A moradora que denunciou a tentativa de invasão e os tiros contra sua casa disse acreditar que os PMs suspeitos são conhecidos como uma espécie de “tropa do terror”. Moradores dizem que a equipe é violenta e desrespeita moradores.
 
“A filha da minha vizinha, de 12 anos, ouviu de um deles: ‘De madrugada, eu estupro ela’. Tenho uma neta de 13 anos que ouviu isso e está apavorada, não deixo ela sair na rua”, afirmou Marinete Martins Machado.
 
“É só esse turno. Quando troca o plantão, a gente dorme em paz. Eles picham a parede botando TCP (sigla para a facção Terceiro Comando Puro) porque aqui é CV (Comando Vermelho) para colocar os traficantes contra a gente. Já vi quebrar telefone. A pessoa está falando no ‘zap’ e eles: ‘Tá falando com quem? Passando informação para quem?’. Pegam o telefone e jogam no chão”, disse a moradora que fez a denúncia de ataque à sua casa.
 
“Não é à toa que tem um ‘plantão do terror’ e um que é calmo. Eles mesmo se organizam assim. O fato é que você tem um comando que é responsável por eles. Temos feito as reuniões semanais com o Ministério Público para discutir as situações que acontecem aqui”, disse o defensor.
 
A moradora registrou ocorrência na corregedoria interina da 8ª Delegacia de Polícia Judiciária Militar.
 
O presidente da associação de moradores de Nova Brasília, Júlio César Ribeiro Camilo, afirma que o comando da UPP e a CPP (Coordenadoria de Polícia Pacificadora) têm conhecimento das queixas dos moradores contra a atitude de alguns policiais.
 
“Tudo o que acontece aqui relatamos na UPP local e na CPP, mas não temos nenhum retorno.
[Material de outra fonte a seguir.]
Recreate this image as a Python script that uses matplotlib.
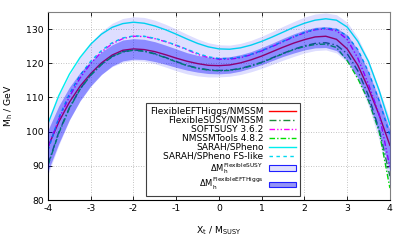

Nunca fui procurado pelo comandante. O próprio secretário disse [em uma entrevista] que a gente era ‘garotinho de recado do tráfico’, então ficamos com medo. As crianças estão ficando com terror da PM. Só queríamos que eles nos respeitassem. Infelizmente, os policiais saem daqui mutilados também. Nessa guerra eles também estão perdendo”, afirmou Camilo.
 
Por meio de nota, a assessoria de imprensa das UPPs informou que a denúncia da moradora está sendo apurada com rigor e que, na madrugada de domingo, criminosos atacaram policiais na Nova Brasília e um PM chegou a ser atingido na perna.